I know there is quite a bit repetition, but DRY isn't always better. Keep in mind that most libraries move at different velocities, depending on their upstream project and popularity.

@Duologic If we're codegenerating the Same CRD's helpers over and over for different software versions - it makes sense to skip the generation of duplicates entirely. Keep only the first or the last version where the respective CRD changes were introduced.

I'm proposing to extract a versions.json file out of config.jsonnet and write a separate build tool pass, for instance, as an updater CLI pkg, which will query the respective git repos and re-populate versions.json files for every lib/* automatically, so we won't need any manual updates and double-checking CRD schema's etc.

I'm up to adding even more libs in here, but without proper automated version management policies further support may become cumbersome, to say the least.

@Duologic If we're codegenerating the Same CRD's helpers over and over for different software versions - it makes sense to skip the generation of duplicates entirely. Keep only the first or the last version where the respective CRD changes were introduced.

I don't think there is much advantage in comparing CRDs. Simply rendering the library if the version number changes is cheap and we don't need to maintain the code that does the comparing.
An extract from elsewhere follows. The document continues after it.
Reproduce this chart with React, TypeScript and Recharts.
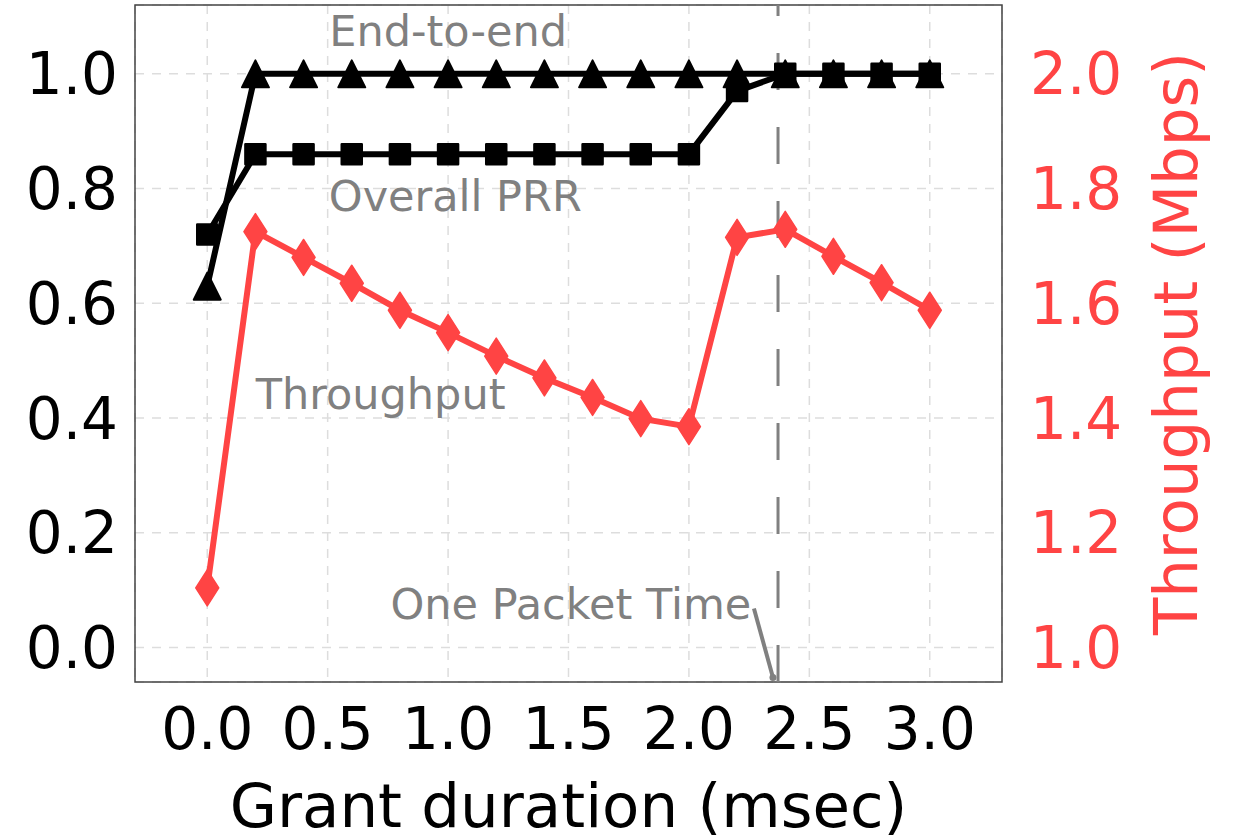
import React from 'react';
import {
  ComposedChart,
  Line,
  XAxis,
  YAxis,
  CartesianGrid,
  ReferenceLine,
  ReferenceDot,
  ReferenceArea,
} from 'recharts';

// grant duration in msec
const grantDuration = [0, 0.2, 0.4, 0.6, 0.8, 1.0, 1.2, 1.4, 1.6, 1.8, 2.0, 2.2, 2.4, 2.6, 2.8, 3.0];
const endToEndPrr = [0.63, 1, 1, 1, 1, 1, 1, 1, 1, 1, 1, 1, 1, 1, 1, 1];
const overallPrr = [0.72, 0.86, 0.86, 0.86, 0.86, 0.86, 0.86, 0.86, 0.86, 0.86, 0.86, 0.97, 1, 1, 1, 1];
const throughputMbps = [
  1.104, 1.725, 1.68, 1.635, 1.588, 1.549, 1.508, 1.47, 1.436, 1.399, 1.385, 1.715, 1.729, 1.682, 1.636, 1.588,
];

const xTicks = [0, 0.5, 1, 1.5, 2, 2.5, 3];
const prrTicks = [0, 0.2, 0.4, 0.6, 0.8, 1.0];
const tputTicks = [1.0, 1.2, 1.4, 1.6, 1.8, 2.0];
const onePacketTime = 2.37;

const RED = '#ff4444';
const GREY = '#808080';
const FONT = 'DejaVu Sans';

const data = grantDuration.map((x, i) => ({
  x,
  e2e: endToEndPrr[i],
  prr: overallPrr[i],
  tput: throughputMbps[i],
}));

const triangle = (p: any) => {
  const { cx, cy, index } = p;
  const h = 13.5;
  return (
    <path
      key={'t' + index}
      d={`M${cx},${cy - h} L${cx + h},${cy + h} L${cx - h},${cy + h} Z`}
      fill="#000"
      stroke="#000"
      strokeWidth={2}
      strokeLinejoin="round"
    />
  );
};

const square = (p: any) => {
  const { cx, cy, index } = p;
  return (
    <rect
      key={'s' + index}
      x={cx - 10}
      y={cy - 10}
      width={20}
      height={20}
      fill="#000"
      stroke="#000"
      strokeWidth={2.5}
      strokeLinejoin="round"
    />
  );
};

const diamond = (p: any) => {
  const { cx, cy, index } = p;
  return (
    <path
      key={'d' + index}
      d={`M${cx},${cy - 18} L${cx + 11.5},${cy} L${cx},${cy + 18} L${cx - 11.5},${cy} Z`}
      fill={RED}
      stroke={RED}
      strokeWidth={1.5}
      strokeLinejoin="round"
    />
  );
};

const fmt = (v: number) => v.toFixed(1);

export default function App() {
  return (
    <div style={{ position: 'absolute', left: 0, top: 0, background: '#fff' }}>
      <ComposedChart
        width={1233}
        height={839}
        data={data}
        margin={{ top: 5, right: 0, bottom: 0, left: 0 }}
        style={{ fontFamily: FONT }}
      >
        <CartesianGrid
          yAxisId="left"
          stroke="#dddddd"
          strokeWidth={1.5}
          strokeDasharray="9 8"
        />
        <XAxis
          dataKey="x"
          type="number"
          domain={[-0.3, 3.3]}
          ticks={xTicks}
          interval={0}
          tickFormatter={fmt}
          tickLine={false}
          axisLine={false}
          tickMargin={20}
          height={157}
          tick={{ fill: '#000', fontSize: 58, fontFamily: FONT }}
          label={{
            value: 'Grant duration (msec)',
            position: 'insideBottom',
            offset: 12,
            fill: '#000',
            fontSize: 61,
            fontFamily: FONT,
          }}
        />
        <YAxis
          yAxisId="left"
          domain={[-0.06, 1.12]}
          ticks={prrTicks}
          interval={0}
          tickFormatter={fmt}
          tickLine={false}
          axisLine={false}
          tickMargin={11}
          width={135}
          tick={{ fill: '#000', fontSize: 58, fontFamily: FONT }}
        />
        <YAxis
          yAxisId="right"
          orientation="right"
          domain={[0.94, 2.12]}
          ticks={tputTicks}
          interval={0}
          tickFormatter={fmt}
          tickLine={false}
          axisLine={false}
          tickMargin={22}
          width={231}
          tick={{ fill: RED, fontSize: 58, fontFamily: FONT }}
          label={{
            value: 'Throughput (Mbps)',
            angle: -90,
            position: 'center',
            dx: 58,
            fill: RED,
            fontSize: 61,
            fontFamily: FONT,
          }}
        />

        <ReferenceArea
          yAxisId="left"
          x1={-0.3}
          x2={3.3}
          y1={-0.06}
          y2={1.12}
          fill="none"
          stroke="#444"
          strokeWidth={1.5}
        />

        <ReferenceLine
          yAxisId="left"
          x={onePacketTime}
          stroke={GREY}
          strokeWidth={3}
          strokeDasharray="37 37"
        />

        <Line
          yAxisId="left"
          dataKey="e2e"
          stroke="#000"
          strokeWidth={6}
          dot={triangle}
          activeDot={false}
          isAnimationActive={false}
        />
        <Line
          yAxisId="left"
          dataKey="prr"
          stroke="#000"
          strokeWidth={6}
          dot={square}
          activeDot={false}
          isAnimationActive={false}
        />
        <Line
          yAxisId="right"
          dataKey="tput"
          stroke={RED}
          strokeWidth={6}
          dot={diamond}
          activeDot={false}
          isAnimationActive={false}
        />

        <ReferenceDot
          yAxisId="left"
          x={1.0}
          y={1.075}
          r={0.01}
          fill="none"
          stroke="none"
          label={{ value: 'End-to-end', position: 'center', fill: GREY, fontSize: 43, fontFamily: FONT }}
        />
        <ReferenceDot
          yAxisId="left"
          x={1.03}
          y={0.787}
          r={0.01}
          fill="none"
          stroke="none"
          label={{ value: 'Overall PRR', position: 'center', fill: GREY, fontSize: 43, fontFamily: FONT }}
        />
        <ReferenceDot
          yAxisId="left"
          x={0.72}
          y={0.443}
          r={0.01}
          fill="none"
          stroke="none"
          label={{ value: 'Throughput', position: 'center', fill: GREY, fontSize: 43, fontFamily: FONT }}
        />
        <ReferenceDot
          yAxisId="left"
          x={1.51}
          y={0.077}
          r={0.01}
          fill="none"
          stroke="none"
          label={{ value: 'One Packet Time', position: 'center', fill: GREY, fontSize: 43, fontFamily: FONT }}
        />
        <ReferenceLine
          yAxisId="left"
          segment={[
            { x: 2.27, y: 0.068 },
            { x: 2.349, y: -0.052 },
          ]}
          stroke={GREY}
          strokeWidth={4}
        />
        <ReferenceDot yAxisId="left" x={2.349} y={-0.052} r={3.5} fill={GREY} stroke="none" />
      </ComposedChart>
    </div>
  );
}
I'm proposing to extract a versions.json file out of config.jsonnet and write a separate build tool pass, for instance, as an updater CLI pkg, which will query the respective git repos and re-populate versions.json files for every lib/* automatically, so we won't need any manual updates and double-checking CRD schema's etc.

I see how this could potentially be useful. However beware that different projects implement versioning differently, at the surface they may seem to do it the same way but subtle differences can turn this into a lot of work.

Generally when I'm updating a piece of software on our systems, I take the update of the jsonnet library into account, so I have not worried much about automating that part, major version jumps usually requires some person to look at the changelog anyway.

I'm up to adding even more libs in here, but without proper automated version management policies further support may become cumbersome, to say the least.

Which pieces of software are you using that you would like to add? I would very much prefer to have less libraries that are actually used over many libraries that nobody uses. Again, lots of code requires lots of maintenance.

Sorry if I sound negative about this, I'm just being cautious.